Война при современном массовом войске при всех обстоятельствах является отважной игрой, предъявляющей большие требования к финансовым и материальным силам государства. При этих условиях вполне естественно, что повсюду делаются распоряжения, которые могли бы в случае начала войны содействовать ее скорейшему окончанию и прекращению того чудовищного напряжения, которое создается благодаря призыву целых наций".

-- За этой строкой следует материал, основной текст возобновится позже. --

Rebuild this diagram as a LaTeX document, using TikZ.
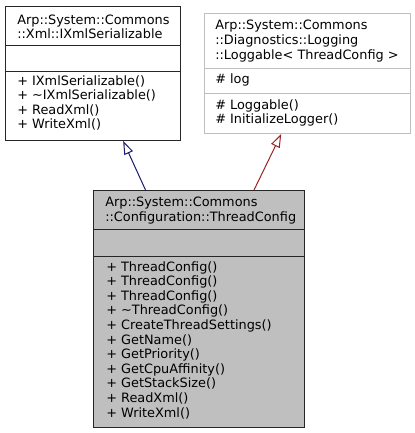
\documentclass[tikz,border=0pt]{standalone}
\usepackage{fontspec}
\setmainfont{DejaVu Sans}
\usetikzlibrary{arrows.meta}
\definecolor{boxgray}{HTML}{BFBFBF}
\definecolor{pubblue}{HTML}{191970}
\definecolor{privred}{HTML}{9B2222}
\tikzset{
  txt/.style={anchor=base west, inner sep=0pt, font=\fontsize{9.65}{11}\selectfont},
  umlbox/.style={draw, line width=0.75pt, inner sep=0pt, anchor=north west},
  inh/.style={line width=0.75pt, -{Triangle[open,length=10pt,width=7pt]}},
}
\begin{document}
\begin{tikzpicture}[x=0.75pt,y=-0.75pt]
\useasboundingbox (0,0) rectangle (415,433);
% boxes
\node[umlbox, draw=black!85, fill=white, minimum width=131.25pt, minimum height=100.5pt] (b1) at (5,6) {};
\node[umlbox, draw=boxgray, fill=white, minimum width=154.5pt, minimum height=90pt] (b2) at (204,13) {};
\node[umlbox, draw=black!85, fill=boxgray, minimum width=158.25pt, minimum height=177.75pt] (b3) at (93,190) {};
% dividers
\draw[line width=0.75pt, black!85] (b1.west |- 0,45) -- (b1.east |- 0,45);
\draw[line width=0.75pt, black!85] (b1.west |- 0,71) -- (b1.east |- 0,71);
\draw[line width=0.75pt, boxgray] (b2.west |- 0,68) -- (b2.east |- 0,68);
\draw[line width=0.75pt, boxgray] (b2.west |- 0,93) -- (b2.east |- 0,93);
\draw[line width=0.75pt, black!85] (b3.west |- 0,229) -- (b3.east |- 0,229);
\draw[line width=0.75pt, black!85] (b3.west |- 0,256) -- (b3.east |- 0,256);
% box 1 text
\node[txt] (t1a) at (17,24) {Arp::System::Commons};
\node[txt] (t1b) at (17,38.5) {::Xml::IXmlSerializable};
\node[txt] (m1a) at (17,85) {+ IXmlSerializable()};
\node[txt] (m1b) at (17,99.6) {+ \textasciitilde IXmlSerializable()};
\node[txt] (m1c) at (17,114.2) {+ ReadXml()};
\node[txt] (m1d) at (17,128.8) {+ WriteXml()};
% box 2 text
\node[txt] (t2a) at (215,29) {Arp::System::Commons};
\node[txt] (t2b) at (215,44) {::Diagnostics::Logging};
\node[txt] (t2c) at (215,59) {::Loggable< ThreadConfig >};
\node[txt] (a2a) at (215,83.5) {\# log};
\node[txt] (m2a) at (215,109) {\# Loggable()};
\node[txt] (m2b) at (215,123.6) {\# InitializeLogger()};
% box 3 text
\node[txt] (t3a) at (105,206) {Arp::System::Commons};
\node[txt] (t3b) at (105,221) {::Configuration::ThreadConfig};
\node[txt] (m3a) at (106,271) {+ ThreadConfig()};
\node[txt] (m3b) at (106,285.6) {+ ThreadConfig()};
\node[txt] (m3c) at (106,300.2) {+ ThreadConfig()};
\node[txt] (m3d) at (106,314.8) {+ \textasciitilde ThreadConfig()};
\node[txt] (m3e) at (106,329.4) {+ CreateThreadSettings()};
\node[txt] (m3f) at (106,344) {+ GetName()};
\node[txt] (m3g) at (106,358.6) {+ GetPriority()};
\node[txt] (m3h) at (106,373.2) {+ GetCpuAffinity()};
\node[txt] (m3i) at (106,387.8) {+ GetStackSize()};
\node[txt] (m3j) at (106,402.4) {+ ReadXml()};
\node[txt] (m3k) at (106,417) {+ WriteXml()};
% inheritance
\draw[inh, pubblue] ([xshift=-40.1pt]b3.north) -- ([xshift=22.6pt]b1.south);
\draw[inh, privred] ([xshift=41.25pt]b3.north) -- ([xshift=-19.7pt]b2.south);
\end{tikzpicture}
\end{document}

Таким образом, буржуазные политики, так же, как и военные авторитеты, считают войну при современном массовом войске рискованной игрой. Это было важнейшим соображением, посредством которого можно было удержать современных властителей от начала войны, а в случае уже ее неизбежности ускорить ее окончание. Поведение социал-демократии в этой войне, которое во всяком случае было направлено к тому, чтобы смягчить "чудовищное напряжение", рассеивало эти заботы и уничтожило единственную плотину, которая могла бы противостоять бурному потоку милитаризма. Произошло нечто такое, что ни Бернгарди, ни один из буржуазных министров не могли представить себе даже в мечтах: из лагеря социал-демократии раздался лозунг «воздержания», что означало продолжение человеческой бойни. Итак, тысячи жертв, в течение многих лет покрывавшие поля битвы, лежат на нашей совести.